MoveVM Wars 2026: Sui vs Aptos vs Initia - Which Move Blockchain Wins Developer Mindshare?
The Move programming language, born from Meta's abandoned Diem project, has evolved from a cautionary tale into one of blockchain's most compelling infrastructure narratives. In 2026, three distinct implementations—Sui, Aptos, and Initia—are competing for developer mindshare with radically different architectural philosophies. While Ethereum's Solidity ecosystem commands the network effects, Move-based chains are making a persuasive case: what if we could rebuild blockchain infrastructure from first principles, prioritizing safety, parallelization, and developer experience over backward compatibility?

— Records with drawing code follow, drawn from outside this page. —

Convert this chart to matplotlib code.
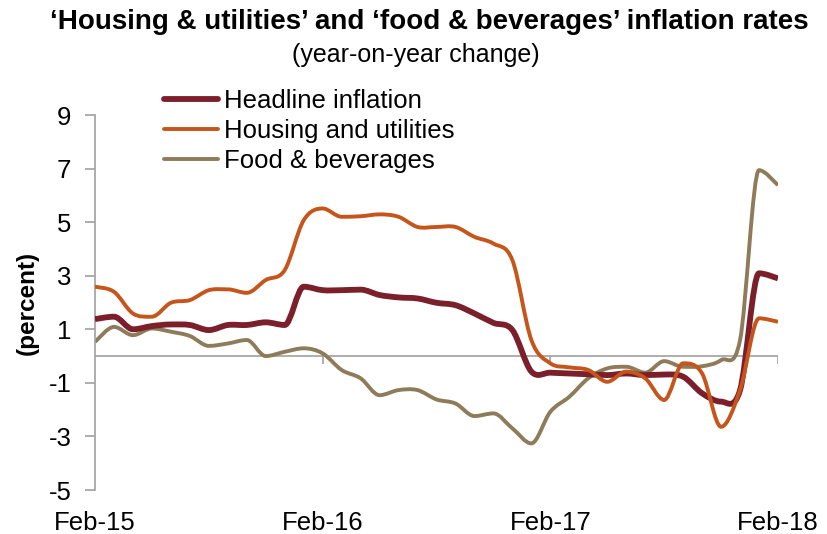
import numpy as np
import matplotlib.pyplot as plt
from matplotlib.path import Path
from matplotlib.patches import PathPatch
from matplotlib.lines import Line2D

plt.rcParams['font.family'] = ['Liberation Sans', 'DejaVu Sans']

# monthly, Feb-15 .. Feb-18
months = np.arange(37)
tick_pos = [0, 12, 24, 36]
tick_labels = ["Feb-15", "Feb-16", "Feb-17", "Feb-18"]
y_ticks = [-5, -3, -1, 1, 3, 5, 7, 9]

headline = [1.38, 1.47, 1.00, 1.12, 1.18, 1.16, 0.97, 1.16, 1.16, 1.26, 1.16, 2.59,
            2.46, 2.46, 2.48, 2.28, 2.19, 2.15, 1.99, 1.90, 1.59, 1.24, 0.97, -0.58,
            -0.62, -0.65, -0.68, -0.71, -0.65, -0.71, -0.69, -0.77, -1.39, -1.70, -1.27, 3.09,
            2.90]
housing = [2.59, 2.40, 1.59, 1.47, 1.99, 2.09, 2.46, 2.49, 2.36, 2.84, 3.21, 5.07,
           5.51, 5.20, 5.22, 5.29, 5.20, 4.82, 4.82, 4.82, 4.45, 4.20, 3.58, 0.60,
           -0.27, -0.42, -0.52, -0.96, -0.58, -0.83, -1.64, -0.27, -0.65, -2.64, -1.27, 1.41,
           1.28]
food = [0.53, 1.09, 0.78, 1.03, 0.91, 0.75, 0.38, 0.47, 0.60, 0.00, 0.16, 0.29,
        0.10, -0.52, -0.83, -1.46, -1.27, -1.27, -1.62, -1.77, -2.24, -2.14, -2.70, -3.26,
        -2.08, -1.52, -0.83, -0.46, -0.40, -0.62, -0.19, -0.40, -0.38, -0.15, 0.60, 6.94,
        6.38]


def smooth_path(x, y):
    # smoothed line like excel: bezier segments through every point,
    # flat tangent at local peaks/troughs so it does not overshoot
    p = np.column_stack([x, y]).astype(float)
    n = len(p)
    tang = np.zeros_like(p)
    for i in range(n):
        a = p[max(i - 1, 0)]
        b = p[min(i + 1, n - 1)]
        tang[i] = (b - a) / 6
        if 0 < i < n - 1 and (p[i, 1] - a[1]) * (b[1] - p[i, 1]) < 0:
            tang[i, 1] = 0
    verts = [p[0]]
    codes = [Path.MOVETO]
    for i in range(n - 1):
        verts += [p[i] + tang[i], p[i + 1] - tang[i + 1], p[i + 1]]
        codes += [Path.CURVE4] * 3
    return Path(verts, codes)


fig = plt.figure(figsize=(8.28, 5.34), dpi=100)
ax = fig.add_axes([95/828, 1-490/534, 683/828, 375/534])

gray = "#a0a0a0"
ax.axhline(0, color=gray, lw=1.2, zorder=1)
ax.vlines(tick_pos[1:], -0.28, 0, color=gray, lw=1.2, zorder=1)

series = [("Headline inflation", headline, "#7b1f2b", 4.2, 3),
          ("Housing and utilities", housing, "#c5551a", 2.8, 4),
          ("Food & beverages", food, "#8e7b5a", 2.8, 2)]
handles = []
for name, vals, col, lw, z in series:
    ax.add_patch(PathPatch(smooth_path(months, vals), facecolor="none", edgecolor=col,
                           lw=lw, joinstyle="round", capstyle="butt", zorder=z))
    handles.append(Line2D([], [], color=col, lw=lw, solid_capstyle="round", label=name))

ax.set_xlim(0, 36)
ax.set_ylim(-5, 9)
ax.set_yticks(y_ticks)
ax.set_yticklabels([str(v) for v in y_ticks])
ax.set_xticks(tick_pos)
ax.set_xticklabels(tick_labels)
ax.tick_params(axis="x", length=0, labelsize=18.5, pad=15)
ax.tick_params(axis="y", length=7, width=1.2, color=gray, labelsize=18.5, pad=10)
for s in ["top", "right", "bottom"]:
    ax.spines[s].set_visible(False)
ax.spines["left"].set_color(gray)
ax.spines["left"].set_linewidth(1.2)
ax.patch.set_alpha(0)

ax.set_ylabel("(percent)", fontsize=17.5, fontweight="bold")
ax.yaxis.set_label_coords(-0.083, 0.5)

fig.text(429/828, 1-22/534, "\u2018Housing & utilities\u2019 and \u2018food & beverages\u2019 inflation rates",
         ha="center", va="center", fontsize=20, fontweight="bold")
fig.text(416/828, 1-55/534, "(year-on-year change)", ha="center", va="center", fontsize=18)

fig.legend(handles=handles, loc="upper left", bbox_to_anchor=(164/828, 1-89/534), frameon=False,
           fontsize=18.5, handlelength=2.1, handletextpad=0.25, labelspacing=0.24,
           borderaxespad=0, borderpad=0)

fig.savefig("out.png", dpi=100)
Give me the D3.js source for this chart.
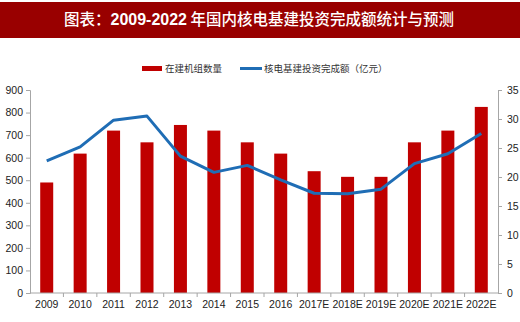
<!DOCTYPE html>
<html><head><meta charset="utf-8">
<script src="https://cdn.jsdelivr.net/npm/d3@7"></script>
<style>body{margin:0;background:#fff}svg{display:block}</style>
</head><body><svg id="c" width="520" height="322"></svg>
<script>
const categories = ["2009","2010","2011","2012","2013","2014","2015","2016","2017E","2018E","2019E","2020E","2021E","2022E"];
const units = [490,618,720,668,745,720,668,618,540,515,515,668,720,825];
const invest = [22.8,25.2,29.8,30.5,23.6,20.8,22.0,19.5,17.2,17.1,17.9,22.3,24.0,27.5];
const leftTicks = [0,100,200,300,400,500,600,700,800,900];
const rightTicks = [0,5,10,15,20,25,30,35];
const seriesNames = ["在建机组数量","核电基建投资完成额（亿元）"];
const titleParts = ["图表：","2009-2022"," 年国内核电基建投资完成额统计与预测"];

const svg = d3.select("#c");
const W=520,H=322;
const m={l:30,r:22,t:90,b:29};
const x0=m.l, x1=W-m.r, yTop=m.t, yBot=H-m.b;

// title band
svg.append("rect").attr("x",0).attr("y",2).attr("width",W).attr("height",36).attr("fill","#990000");
const tt = svg.append("text").attr("x",259).attr("y",25).attr("text-anchor","middle").attr("fill","#fff")
  .attr("font-family","'Noto Sans CJK SC', sans-serif").attr("font-size",15.5);
tt.append("tspan").attr("font-weight","500").text(titleParts[0]);
tt.append("tspan").attr("font-weight","bold").attr("font-family","'Liberation Sans', Arial, sans-serif").attr("font-size",16).text(titleParts[1]);
tt.append("tspan").attr("font-weight","500").text(titleParts[2]);

const xb = d3.scaleBand().domain(categories).range([x0,x1]);
const yL = d3.scaleLinear().domain([0,900]).range([yBot,yTop]);
const yR = d3.scaleLinear().domain([0,35]).range([yBot,yTop]);

// bars
svg.append("g").selectAll("rect").data(units).join("rect")
  .attr("x",(d,i)=>xb(categories[i])+xb.bandwidth()/2-6.5)
  .attr("width",13)
  .attr("y",d=>yL(d)).attr("height",d=>yBot-yL(d)).attr("fill","#c00000");

// line
const line = d3.line().x((d,i)=>xb(categories[i])+xb.bandwidth()/2).y(d=>yR(d));
svg.append("path").datum(invest).attr("d",line).attr("fill","none").attr("stroke","#1f6db5").attr("stroke-width",3).attr("stroke-linejoin","round");

const fontF="'Liberation Sans', Arial, sans-serif";
const gl = svg.append("g").attr("transform",`translate(${x0},0)`)
  .call(d3.axisLeft(yL).tickValues(leftTicks).tickSize(4).tickPadding(3));
const gr = svg.append("g").attr("transform",`translate(${x1},0)`)
  .call(d3.axisRight(yR).tickValues(rightTicks).tickSize(4).tickPadding(5));
const gb = svg.append("g").attr("transform",`translate(0,${yBot})`)
  .call(d3.axisBottom(xb).tickSize(0).tickPadding(8));
gb.select(".domain").attr("d",`M${x0},0H${x1}`);
gb.selectAll("line.sep").data(categories.slice(1)).join("line").attr("class","sep")
  .attr("x1",d=>xb(d)).attr("x2",d=>xb(d)).attr("y1",0).attr("y2",4);
[gl,gr,gb].forEach(g=>{
  g.selectAll(".domain").attr("stroke","#a6a6a6");
  g.selectAll("line").attr("stroke","#a6a6a6");
  g.selectAll("text").attr("font-family",fontF).attr("font-size",10.5).attr("fill","#222");
});

// legend
const lg = svg.append("g").attr("font-family","'Noto Sans CJK SC', sans-serif").attr("font-size",9.5).attr("fill","#333");
lg.append("rect").attr("x",142).attr("y",66).attr("width",20).attr("height",5).attr("fill","#c00000");
lg.append("text").attr("x",165).attr("y",72).text(seriesNames[0]);
lg.append("line").attr("x1",240).attr("x2",262).attr("y1",68.5).attr("y2",68.5).attr("stroke","#1f6db5").attr("stroke-width",3);
lg.append("text").attr("x",264).attr("y",72).text(seriesNames[1]);
</script></body></html>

Why Move Matters: The Security Thesis
Move was developed specifically because the Diem team surveyed existing solutions including the EVM and concluded they could build superior technology.
The language introduces three foundational innovations that fundamentally change how smart contracts execute:
First-class resources: Unlike Solidity's token model where assets are represented as mappings in storage, Move treats digital assets as first-class language primitives. Resources can never be copied or implicitly discarded—only moved between storage locations. This makes entire categories of vulnerabilities impossible at the language level.
Static type safety: Move's strong static type system catches errors at compile-time that would become runtime exploits in Solidity. The absence of dynamic dispatch prevents the re-entrancy attacks that have drained billions from Ethereum contracts.
Formal verification: Move's module system and generics enable mathematical proofs of contract correctness. The Move prover can verify that smart contracts behave exactly as specified before deployment.
These aren't incremental improvements—they represent a paradigm shift in how we think about smart contract security.
The Contenders: Three Paths to MoveVM Adoption
Sui: The Parallel Execution Innovator
Sui took Move and asked: what if we redesigned the entire blockchain architecture around it? The result is an object-centric model that fundamentally differs from traditional account-based systems.
Architectural Philosophy: Instead of accounts holding assets, Sui's data model treats everything as objects with unique IDs. Transactions interact with objects, not accounts. This seemingly simple shift enables something remarkable: parallel processing of transactions without complex dependency analysis.
Consensus Innovation: Sui employs a Directed Acyclic Graph (DAG) structure rather than sequential blocks. Simple transactions involving single-owner objects can bypass consensus entirely, achieving near-instant finality. For complex transactions requiring consensus, Sui's Mysticeti protocol delivers 0.5-second finality—the fastest among comparable systems.
The numbers validate the approach:
- 954 monthly active developers (more than double Aptos' 465)
- $2+ billion Total Value Locked (doubled in just three months)
- 219% year-over-year developer growth
This momentum is driven by new tooling around Move, zk-data indexing, and cross-chain liquidity protocols.
2026 Strategic Pivot: Mysten Labs co-founder Adeniyi Abiodun announced Sui's transition from a Layer 1 blockchain to a unified developer platform called Sui Stack (S2).
The vision: provide a full-stack environment with integrated tools that simplifies building and reduces development friction. The Move VM 2.0 upgrade already reduced gas fees by 40%, and the 2026 roadmap includes a native Ethereum bridge and SuiNS, an on-chain name service to improve onboarding.
Aptos: The Enterprise Parallelization Play
Aptos took a different approach—optimizing Move for enterprise-grade performance while maintaining compatibility with existing developer workflows.
Technical Architecture: Where Sui redesigned the data model, Aptos employs a traditional account-centric model similar to Ethereum and Solana. The innovation comes in the execution layer: Block-STM (software transactional memory) enables optimistic parallel execution of transaction batches. The system assumes all transactions can process in parallel, then re-executes any conflicts detected.
Performance Metrics: In December 2025, Aptos achieved sub-50 millisecond block times on mainnet—faster than any other major Layer 1.
Sustained throughput exceeds 22,000 transactions per second, with theoretical capacity over 150,000 TPS. The 2026 roadmap includes deploying Raptr consensus and Block-STM V2 for even greater scalability.
Institutional Traction: Aptos pursued a deliberate enterprise strategy with impressive results:
- Stablecoin market cap reached $1.8 billion by December 2025 (nearly tripling over the year)
- BlackRock's Digital Liquidity Fund deployed $500 million in tokenized assets
- Mid-2025 stablecoin market cap grew 86% to $1.2 billion
This institutional adoption validates Move for serious finance applications.
Market Reality Check: Despite technical achievements, APT faced sustained sell pressure in early 2026, hitting an all-time low of $1.14 on February 2 amid capital outflows.
The token's struggle highlights a crucial truth: technological superiority doesn't automatically translate to market success. Building great infrastructure and capturing market value are separate challenges.